Legislation signed by President Dwight Eisenhower in 1960 created the Arctic National Wildlife “Range.” Congress in 1980 changed the name, expanded the refuge to 30,136 square miles and declared much of it wilderness.
However, recognizing the potential for oil, Congress also declared that 2,300 square miles of Beaufort Sea coastal plain were to be studied for natural resources. Another act of Congress can open it to drilling.
The Arctic refuge has since been one of Alaska’s great development-versus-environment issues, causing a stalemate that has lasted more than 36 years.
Congress approved drilling in 1995, but President Bill Clinton vetoed it. Drilling has been a non-issue for the past eight years. President Barack Obama instead urged Congress to formally designate the coastal plain as wilderness.
Members of the Gwich’in Steering Committee, an Alaska Native organization tied to U.S. and Canadian villages south and east of the refuge, were grateful. They say their subsistence lifestyle, and identity, are closely tied to a healthy Porcupine Caribou Herd, which uses the coastal plain for calving.
“This place is so special,” said Bernadette Demientieff, executive director. “We have to keep some places as is. We don’t need to be tearing into everything.”
Most Alaskans feel otherwise. Politicians of all stripes jeopardize their re-election chances if they don’t endorse “opening ANWR.”
The prospect is just 60 miles from the trans-Alaska pipeline, which has plenty of space for moving more oil toward refineries. The pipeline currently operates at around one-quarter capacity because production from Alaska’s major oil fields has declined since the late 1980s. Alaska state government, which runs on oil revenue, is blowing through savings, hit hard by the double-whammy of lower production and low oil prices.
The U.S. Geological Survey estimates the coastal plain of the refuge holds 10.4 billion barrels of oil and possibly as much as 16 billion barrels. It’s North America’s greatest prospect for conventional oil production, according to Sen. Lisa Murkowski.
The bill sponsored by Murkowski and other Alaska congressional delegates would limit infrastructure — drilling pads, roads and pipelines — to 2,000 acres. Drilling advocates say restrictions already in place will protect caribou. No infrastructure would be allowed in areas crucial to caribou survival, such as the ice fields and uplands where caribou retreat to escape blood-sucking insects.

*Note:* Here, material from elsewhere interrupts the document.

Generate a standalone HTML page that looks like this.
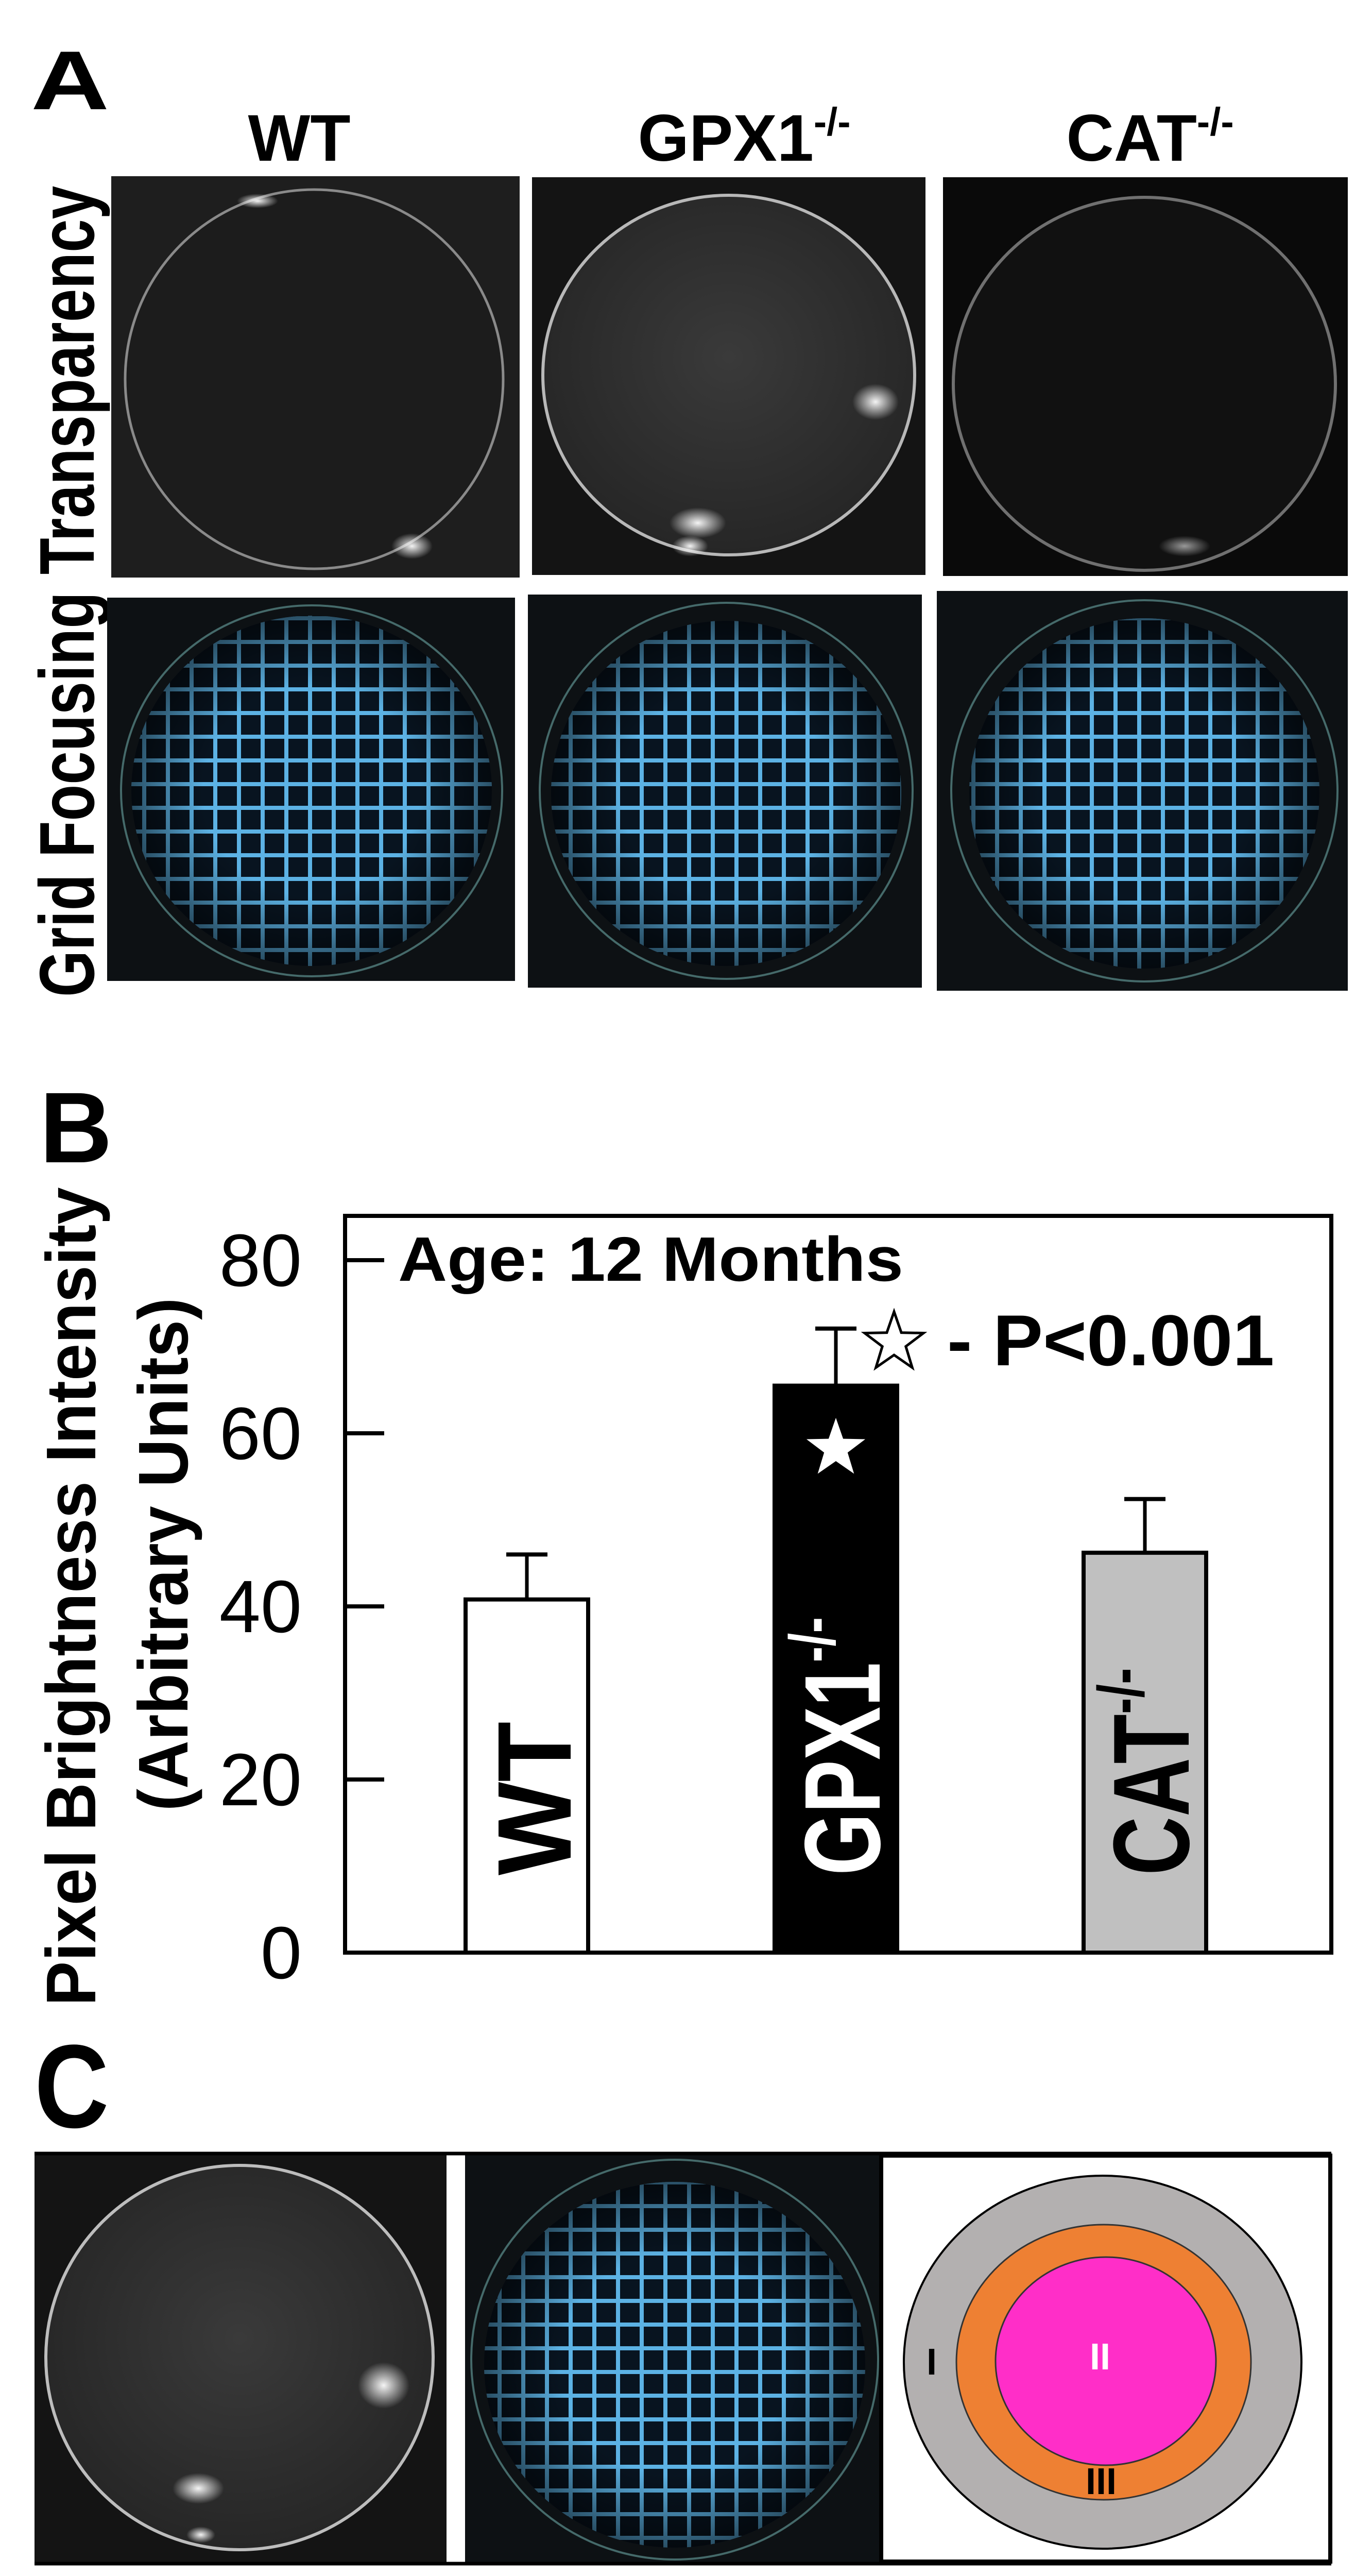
<!DOCTYPE html>
<html><head><meta charset="utf-8"><style>
html,body{margin:0;padding:0;background:#fff;width:2664px;height:5040px;overflow:hidden;}
svg{display:block;}
text{font-family:"Liberation Sans",Arial,sans-serif;}
</style></head><body>
<svg id="fig" xmlns="http://www.w3.org/2000/svg" width="2664" height="5040" viewBox="0 0 2664 5040">
<defs>
<pattern id="gridpat" width="46" height="46" patternUnits="userSpaceOnUse">
<rect width="46" height="46" fill="#081420"/>
<path d="M0 4 H46 M4 0 V46" stroke="#5cb2e4" stroke-width="8" fill="none"/>
</pattern>
<radialGradient id="vign" cx="50%" cy="50%" r="50%">
<stop offset="0.6" stop-color="#000" stop-opacity="0"/>
<stop offset="1" stop-color="#000" stop-opacity="0.55"/>
</radialGradient>
<radialGradient id="lensGray" cx="50%" cy="45%" r="55%">
<stop offset="0" stop-color="#3a3a3a"/>
<stop offset="1" stop-color="#262626"/>
</radialGradient>
<radialGradient id="glow" cx="50%" cy="50%" r="50%">
<stop offset="0" stop-color="#fff" stop-opacity="0.95"/>
<stop offset="1" stop-color="#fff" stop-opacity="0"/>
</radialGradient>
</defs>

<!-- Panel A -->
<g>
<text font-size="162" font-weight="bold" transform="translate(60,212) scale(1.3,1)">A</text>
<text x="581" y="312" font-size="128" font-weight="bold" text-anchor="middle">WT</text>
<text x="1445" y="312" font-size="128" font-weight="bold" text-anchor="middle">GPX1<tspan font-size="76" dy="-50">-/-</tspan></text>
<text x="2233" y="312" font-size="128" font-weight="bold" text-anchor="middle">CAT<tspan font-size="76" dy="-50">-/-</tspan></text>
<text font-size="116" font-weight="bold" text-anchor="middle" transform="translate(182,738) rotate(-90) scale(1,1.3)">Transparency</text>
<text font-size="116" font-weight="bold" text-anchor="middle" transform="translate(182,1542) rotate(-90) scale(1,1.3)">Grid Focusing</text>

<g>
<rect x="216" y="342" width="793" height="779" fill="#1e1e1e"/>
<ellipse cx="610" cy="736" rx="367" ry="368" fill="#1c1c1c" stroke="#8a8a8a" stroke-width="5"/>
<ellipse cx="500" cy="390" rx="40" ry="14" fill="url(#glow)"/>
<ellipse cx="800" cy="1060" rx="40" ry="25" fill="url(#glow)"/>
</g>
<g>
<rect x="1033" y="344" width="764" height="772" fill="#141414"/>
<ellipse cx="1415" cy="728" rx="361" ry="349" fill="url(#lensGray)" stroke="#b8b8b8" stroke-width="6"/>
<ellipse cx="1700" cy="780" rx="45" ry="35" fill="url(#glow)"/>
<ellipse cx="1355" cy="1015" rx="55" ry="30" fill="url(#glow)"/>
<ellipse cx="1340" cy="1060" rx="35" ry="20" fill="url(#glow)"/>
</g>
<g>
<rect x="1831" y="344" width="786" height="774" fill="#0a0a0a"/>
<ellipse cx="2222" cy="745" rx="371" ry="362" fill="#111" stroke="#707070" stroke-width="6"/>
<ellipse cx="2300" cy="1060" rx="50" ry="20" fill="url(#glow)" opacity="0.6"/>
</g>
<g>
<rect x="208" y="1160" width="792" height="744" fill="#0d1114"/>
<ellipse cx="605" cy="1535" rx="370" ry="360" fill="none" stroke="#456a6a" stroke-width="4"/>
<ellipse cx="605" cy="1535" rx="350" ry="340" fill="url(#gridpat)"/>
<ellipse cx="605" cy="1535" rx="350" ry="340" fill="url(#vign)"/>
</g>
<g>
<rect x="1025" y="1154" width="765" height="763" fill="#0d1114"/>
<ellipse cx="1410" cy="1535" rx="362" ry="365" fill="none" stroke="#456a6a" stroke-width="4"/>
<ellipse cx="1410" cy="1540" rx="340" ry="335" fill="url(#gridpat)"/>
<ellipse cx="1410" cy="1540" rx="340" ry="335" fill="url(#vign)"/>
</g>
<g>
<rect x="1819" y="1147" width="798" height="776" fill="#0d1114"/>
<ellipse cx="2222" cy="1535" rx="375" ry="370" fill="none" stroke="#456a6a" stroke-width="4"/>
<ellipse cx="2222" cy="1540" rx="340" ry="340" fill="url(#gridpat)"/>
<ellipse cx="2222" cy="1540" rx="340" ry="340" fill="url(#vign)"/>
</g>
</g>

<!-- Panel B -->
<g id="panelB">
<text font-size="195" font-weight="bold" transform="translate(77,2256)">B</text>
</g>

<!-- Panel C -->
<g>
<text font-size="230" font-weight="bold" transform="translate(67,4129) scale(0.87,1)">C</text>
<g>
<rect x="67" y="4180" width="800" height="796" fill="#141414"/>
<ellipse cx="465" cy="4576" rx="376" ry="373" fill="url(#lensGray)" stroke="#bdbdbd" stroke-width="6"/>
<ellipse cx="745" cy="4630" rx="50" ry="45" fill="url(#glow)"/>
<ellipse cx="385" cy="4830" rx="50" ry="30" fill="url(#glow)"/>
<ellipse cx="390" cy="4920" rx="28" ry="16" fill="url(#glow)"/>
</g>
<g>
<rect x="903" y="4180" width="808" height="796" fill="#0d1114"/>
<ellipse cx="1310" cy="4580" rx="395" ry="388" fill="none" stroke="#456a6a" stroke-width="4"/>
<ellipse cx="1310" cy="4590" rx="370" ry="355" fill="url(#gridpat)"/>
<ellipse cx="1310" cy="4590" rx="370" ry="355" fill="url(#vign)"/>
</g>
<line x1="67" y1="4180" x2="2585" y2="4180" stroke="#000" stroke-width="7"/>
<line x1="67" y1="4976" x2="2585" y2="4976" stroke="#000" stroke-width="7"/>
<g>
<rect x="1711" y="4184" width="872" height="788" fill="#fff" stroke="#000" stroke-width="8"/>
<ellipse cx="2141" cy="4585" rx="386" ry="362" fill="#b3b0b0" stroke="#000" stroke-width="4"/>
<ellipse cx="2143" cy="4585" rx="286" ry="267" fill="#ee8033" stroke="#333" stroke-width="3"/>
<ellipse cx="2147" cy="4583" rx="214" ry="202" fill="#ff2ec8" stroke="#333" stroke-width="3"/>
<text font-family="Liberation Serif,serif" font-weight="bold" font-size="72" text-anchor="middle" transform="translate(1809,4609)">I</text>
<text font-family="Liberation Serif,serif" font-weight="bold" font-size="72" fill="#fff" text-anchor="middle" transform="translate(2136,4599)">II</text>
<text font-family="Liberation Serif,serif" font-weight="bold" font-size="72" text-anchor="middle" transform="translate(2138,4841)">III</text>
</g>
</g>
</svg>
<script>
var categories = ['WT', 'GPX1', 'CAT'];
var values = [40.8, 65.5, 46.2];
var errors = [5.2, 6.6, 6.2];
var yTicks = [0, 20, 40, 60, 80];
var barColors = ['#ffffff', '#000000', '#c0c0c0'];
var labelColors = ['#000000', '#ffffff', '#000000'];

var NS = 'http://www.w3.org/2000/svg';
var g = document.getElementById('panelB');
var PL = 670, PR = 2585, PT = 2360, PB = 3790;
function yScale(v) { return PB - v * 16.8; }
function xCenter(i) { return 1023 + i * 600; }
var BW = 238;
function mk(tag, attrs, parent) {
  var e = document.createElementNS(NS, tag);
  for (var k in attrs) e.setAttribute(k, attrs[k]);
  (parent || g).appendChild(e);
  return e;
}
function starPts(cx, cy, R, r) {
  var p = [];
  for (var i = 0; i < 10; i++) {
    var a = -Math.PI / 2 + i * Math.PI / 5, rr = i % 2 ? r : R;
    p.push((cx + rr * Math.cos(a)).toFixed(1) + ',' + (cy + rr * Math.sin(a)).toFixed(1));
  }
  return p.join(' ');
}

// y-axis title
var t1 = mk('text', {'font-size': 130, 'font-weight': 'bold', 'text-anchor': 'middle', transform: 'translate(185,3099) rotate(-90) scale(1,1.05)'});
t1.textContent = 'Pixel Brightness Intensity';


var t2 = mk('text', {'font-size': 130, 'font-weight': 'bold', 'text-anchor': 'middle', transform: 'translate(364,3017) rotate(-90) scale(1,1.05)'});
t2.textContent = '(Arbitrary Units)';



// ticks
yTicks.forEach(function (v) {
  var y = yScale(v);
  var tk = mk('line', {x1: PL, x2: PL + 76, y1: y, y2: y, stroke: '#000', 'stroke-width': 8});
  
  
  var tl = mk('text', {'font-size': 144, 'text-anchor': 'end', transform: 'translate(586,' + (y + 50) + ')'});
  tl.textContent = String(v);
  
  
});

// bars
var labelSize = [192, 155, 158];
var labelSy = [1.06, 1.35, 1.33];
categories.forEach(function (c, i) {
  var cx = xCenter(i), top = yScale(values[i]), et = yScale(values[i] + errors[i]);
  var eb = mk('line', {x1: cx, x2: cx, y1: top, y2: et, stroke: '#000', 'stroke-width': 7});
  
  
  var cap = mk('line', {x1: cx - 40, x2: cx + 40, y1: et, y2: et, stroke: '#000', 'stroke-width': 8});
  
  
  var b = mk('rect', {x: cx - BW / 2, y: top, width: BW, height: PB - top, fill: barColors[i], stroke: '#000', 'stroke-width': 8});
  
  
  var lab = mk('text', {'font-size': labelSize[i], 'font-weight': 'bold', fill: labelColors[i],
    transform: 'translate(' + (cx + 85) + ',' + (PB - 150) + ') rotate(-90) scale(1,' + labelSy[i] + ')'});
  lab.textContent = c;
  if (i > 0) {
    var sp = mk('tspan', {'font-size': Math.round(labelSize[i] * 0.6), dy: -Math.round(labelSize[i] * 0.42)}, lab);
    sp.textContent = '-/-';
  }
  
  
});

// significance stars
var fs = mk('polygon', {points: starPts(xCenter(1), 2812, 60, 24), fill: '#fff'});


var hs = mk('polygon', {points: starPts(1736, 2606, 60, 24), fill: '#fff', stroke: '#000', 'stroke-width': 5});



// frame
var fr = mk('rect', {x: PL, y: PT, width: PR - PL, height: PB - PT, fill: 'none', stroke: '#000', 'stroke-width': 8});



var age = mk('text', {'font-size': 122, 'font-weight': 'bold', transform: 'translate(773,2486) scale(1.08,1)'});
age.textContent = 'Age: 12 Months';


var pv = mk('text', {'font-size': 140, 'font-weight': 'bold', transform: 'translate(1839,2650) scale(1.04,1)'});
pv.textContent = '- P<0.001';


</script>
</body></html>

Alaska already has demonstrated at other North Slope oil fields that development and caribou can co-exist, Murkowski said. Extended-reach drilling, reaching oil from a pad nearly 8 miles away, is now possible.
“Think about how far the technologies that we have put in place have taken us, from the early days of Prudhoe and how we operated,” she said. “What is coming about now on the North Slope in terms of how we access the resource — it’s a world apart.”
But environmentalists say the 2,000-acre figure is misleading. It’s akin to assessing the amount of space in a room affected by a table by measuring only the area where the legs touch the floor, said Kristen Miller, conservation director for the Alaska Wilderness League. Gravel mining, seismic testing and air pollution will take a toll, she said. Oil is spread across the entire coastal plain, she said, and infrastructure will be too.
“You will have a spider web of pipelines, roads and everything else it takes to support these intensive activities,” Miller said.